What to work on: Extract all lines that hold the string "this".

################

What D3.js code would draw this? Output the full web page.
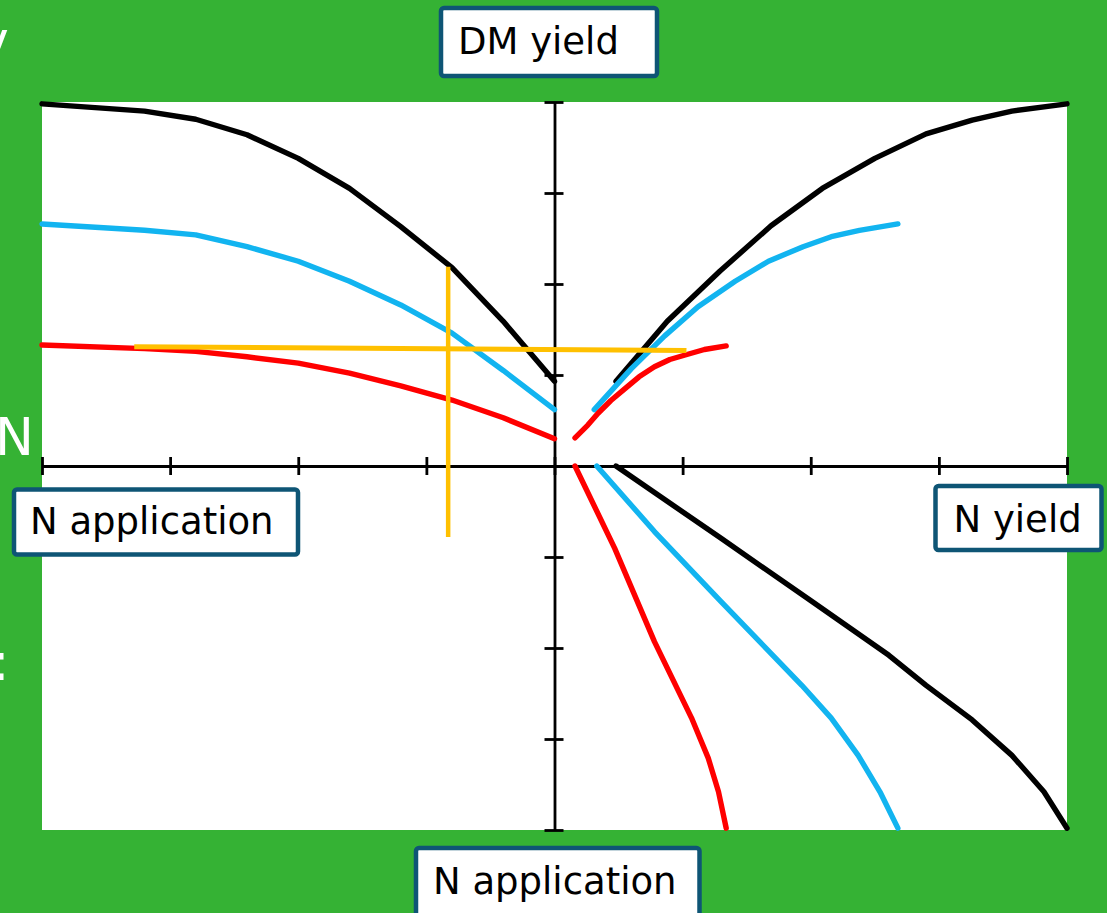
<!DOCTYPE html>
<html>
<head>
<meta charset="utf-8">
<script src="https://cdn.jsdelivr.net/npm/d3@7"></script>
<style>
  html, body { margin: 0; padding: 0; background: #35B234; overflow: hidden; }
  svg { display: block; }
</style>
</head>
<body>
<svg id="chart" width="1107" height="913"></svg>
<script>
// ---- Data (axis units: each tick = 1 unit) ----
const tickValues = [-4, -3, -2, -1, 0, 1, 2, 3, 4];

// Upper-left quadrant: N application (to the left) vs DM yield (up)
const appLeft   = [0, 0.4, 0.8, 1.2, 1.6, 2.0, 2.4, 2.8, 3.2, 4.0];
const dmBlackL  = [0.93, 1.59, 2.18, 2.63, 3.05, 3.38, 3.64, 3.81, 3.90, 3.98];
const dmBlueL   = [0.62, 1.05, 1.46, 1.77, 2.03, 2.25, 2.41, 2.54, 2.59, 2.66];
const dmRedL    = [0.30, 0.53, 0.725, 0.88, 1.02, 1.13, 1.20, 1.26, 1.29, 1.33];

// Upper-right quadrant: N yield (right) vs DM yield (up)
const nyBlackR  = [0.48, 0.88, 1.29, 1.69, 2.09, 2.50, 2.90, 3.26, 3.57, 4.00];
const dmBlackR  = [0.93, 1.59, 2.14, 2.64, 3.05, 3.38, 3.65, 3.80, 3.90, 3.98];
const nyBlueR   = [0.31, 0.60, 0.86, 1.12, 1.41, 1.67, 1.94, 2.16, 2.38, 2.68];
const dmBlueR   = [0.62, 1.07, 1.43, 1.75, 2.03, 2.25, 2.41, 2.52, 2.59, 2.66];
const nyRedR    = [0.16, 0.26, 0.34, 0.44, 0.55, 0.66, 0.78, 0.90, 1.02, 1.17, 1.34];
const dmRedR    = [0.31, 0.45, 0.58, 0.72, 0.85, 0.98, 1.09, 1.17, 1.22, 1.28, 1.32];

// Lower-right quadrant: N yield (right) vs N application (down)
const nyBlackD  = [0.48, 1.30, 2.01, 2.61, 2.90, 3.26, 3.57, 3.82, 4.00];
const appBlackD = [0, 0.795, 1.49, 2.08, 2.41, 2.79, 3.18, 3.58, 3.98];
const nyBlueD   = [0.33, 0.78, 1.30, 1.93, 2.16, 2.37, 2.54, 2.68];
const appBlueD  = [0, 0.72, 1.49, 2.41, 2.77, 3.18, 3.58, 3.98];
const nyRedD    = [0.16, 0.47, 0.78, 1.07, 1.20, 1.28, 1.34];
const appRedD   = [0, 0.905, 1.93, 2.77, 3.21, 3.58, 3.98];

// Orange reading guides
const guideHx = [-3.28, 1.03];
const guideHy = [1.31, 1.27];
const guideVx = [-0.83, -0.83];
const guideVy = [2.19, -0.78];

// Axis title labels
const labels = [
  { text: "DM yield",      box: [441, 8, 216, 68],   tx: 458, ty: 53.5 },
  { text: "N application", box: [14, 489.5, 284, 65], tx: 30,  ty: 534 },
  { text: "N yield",       box: [935.5, 486, 166, 64], tx: 953.5, ty: 531.5 },
  { text: "N application", box: [416, 848, 283.5, 80], tx: 433, ty: 893.5 }
];

// ---- Drawing ----
const svg = d3.select("#chart");
const x = d3.scaleLinear().domain([-4, 4]).range([42, 1067]);
const y = d3.scaleLinear().domain([-4, 4]).range([830, 102]);

// Background
svg.append("rect").attr("x", 0).attr("y", 0).attr("width", 1107).attr("height", 913).attr("fill", "#35B234");

// Cut-off slide text on left edge
const slide = svg.append("g").attr("fill", "#ffffff").attr("font-family", "DejaVu Sans, Verdana, sans-serif").attr("font-size", 52);
slide.append("text").attr("x", -22).attr("y", 58).text("v");
slide.append("text").attr("x", -5).attr("y", 455).text("N");
slide.append("text").attr("x", -8).attr("y", 680).text(":");

// Plot area
svg.append("rect").attr("x", x(-4)).attr("y", y(4)).attr("width", x(4) - x(-4)).attr("height", y(-4) - y(4)).attr("fill", "#ffffff");

// Axes through origin
const xAxis = d3.axisBottom(x).tickValues(tickValues).tickSizeInner(9).tickSizeOuter(0).tickFormat("");
const yAxis = d3.axisLeft(y).tickValues(tickValues).tickSizeInner(9).tickSizeOuter(0).tickFormat("");

const gx = svg.append("g").attr("transform", `translate(0,${y(0)})`).call(xAxis);
gx.selectAll(".tick line").attr("y1", -9).attr("y2", 9);
const gy = svg.append("g").attr("transform", `translate(${x(0)},0)`).call(yAxis);
gy.selectAll(".tick line").attr("x1", -10).attr("x2", 9);
[gx, gy].forEach(g => {
  g.select(".domain").attr("stroke", "#000").attr("stroke-width", 2.8);
  g.selectAll(".tick line").attr("stroke", "#000").attr("stroke-width", 2.8);
});

const line = d3.line().x(d => x(d[0])).y(d => y(d[1])).curve(d3.curveLinear);

function drawCurve(xs, ys, color, width) {
  const pts = xs.map((v, i) => [v, ys[i]]);
  svg.append("path").datum(pts).attr("d", line)
    .attr("fill", "none").attr("stroke", color).attr("stroke-width", width)
    .attr("stroke-linecap", "round").attr("stroke-linejoin", "round");
}

const BLACK = "#000000", BLUE = "#12B4F0", RED = "#FF0000", ORANGE = "#FFC000";
const W = 5.4;
const neg = a => a.map(v => -v);

// Upper-left
drawCurve(neg(appLeft), dmBlackL, BLACK, W);
drawCurve(neg(appLeft), dmBlueL, BLUE, W);
drawCurve(neg(appLeft), dmRedL, RED, W);
// Upper-right
drawCurve(nyBlackR, dmBlackR, BLACK, W);
drawCurve(nyBlueR, dmBlueR, BLUE, W);
drawCurve(nyRedR, dmRedR, RED, W);
// Lower-right
drawCurve(nyBlackD, neg(appBlackD), BLACK, W);
drawCurve(nyBlueD, neg(appBlueD), BLUE, W);
drawCurve(nyRedD, neg(appRedD), RED, W);

// Orange guides
svg.append("path").datum(guideHx.map((v, i) => [v, guideHy[i]])).attr("d", line)
  .attr("fill", "none").attr("stroke", ORANGE).attr("stroke-width", 5);
svg.append("path").datum(guideVx.map((v, i) => [v, guideVy[i]])).attr("d", line)
  .attr("fill", "none").attr("stroke", ORANGE).attr("stroke-width", 4.5);

// Label boxes
const lg = svg.append("g");
labels.forEach(l => {
  lg.append("rect").attr("x", l.box[0]).attr("y", l.box[1]).attr("width", l.box[2]).attr("height", l.box[3])
    .attr("rx", 3).attr("fill", "#ffffff").attr("stroke", "#0E5575").attr("stroke-width", 4.5);
  lg.append("text").attr("x", l.tx).attr("y", l.ty).attr("font-family", "DejaVu Sans, Verdana, sans-serif")
    .attr("font-size", 37).attr("fill", "#000").text(l.text);
});
</script>
</body>
</html>
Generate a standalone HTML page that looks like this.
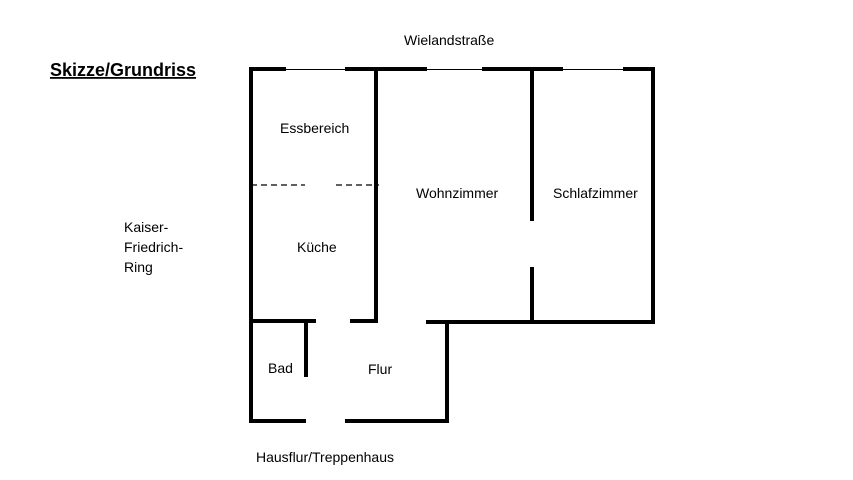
<!DOCTYPE html>
<html><head><meta charset="utf-8"><style>
html,body{margin:0;padding:0;background:#fff;}
svg{display:block;}
text{font-family:"Liberation Sans",sans-serif;font-size:14px;fill:#000;}
</style></head><body>
<svg width="853" height="480" viewBox="0 0 853 480" xmlns="http://www.w3.org/2000/svg">
<g stroke="#000" stroke-linecap="square" fill="none">
<line x1="250" y1="69.5" x2="653" y2="69.5" stroke-width="1" stroke-linecap="butt"/>
<g stroke-width="4">
<line x1="251" y1="69" x2="284" y2="69"/>
<line x1="347" y1="69" x2="425" y2="69"/>
<line x1="484" y1="69" x2="561" y2="69"/>
<line x1="625" y1="69" x2="652" y2="69"/>
<line x1="251" y1="69" x2="251" y2="421"/>
<line x1="376" y1="69" x2="376" y2="320"/>
<line x1="532" y1="69" x2="532" y2="219"/>
<line x1="532" y1="269" x2="532" y2="321"/>
<line x1="653" y1="69" x2="653" y2="321"/>
<line x1="306" y1="321" x2="306" y2="375"/>
<line x1="447" y1="322" x2="447" y2="421"/>
<line x1="251" y1="321" x2="314" y2="321"/>
<line x1="352" y1="321" x2="376" y2="321"/>
<line x1="428" y1="322" x2="653" y2="322"/>
<line x1="251" y1="421" x2="304" y2="421"/>
<line x1="347" y1="421" x2="447" y2="421"/>
</g>
<line x1="251" y1="185" x2="305" y2="185" stroke-width="1.3" stroke-dasharray="6,4" stroke-linecap="butt"/>
<line x1="336" y1="185" x2="379" y2="185" stroke-width="1.3" stroke-dasharray="6,4" stroke-linecap="butt"/>
</g>
<text x="50" y="76" style="font-size:18px;font-weight:bold;text-decoration:underline">Skizze/Grundriss</text>
<text x="404" y="45">Wielandstraße</text>
<text x="280" y="133">Essbereich</text>
<text x="416" y="198">Wohnzimmer</text>
<text x="553" y="198">Schlafzimmer</text>
<text x="297" y="252">Küche</text>
<text x="124" y="232">Kaiser-</text>
<text x="124" y="252">Friedrich-</text>
<text x="124" y="272">Ring</text>
<text x="268" y="373">Bad</text>
<text x="368" y="374">Flur</text>
<text x="256" y="462">Hausflur/Treppenhaus</text>
</svg>
</body></html>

################

Written response:
What D3.js code would draw this? Output the full web page.
Generate a standalone HTML page that looks like this.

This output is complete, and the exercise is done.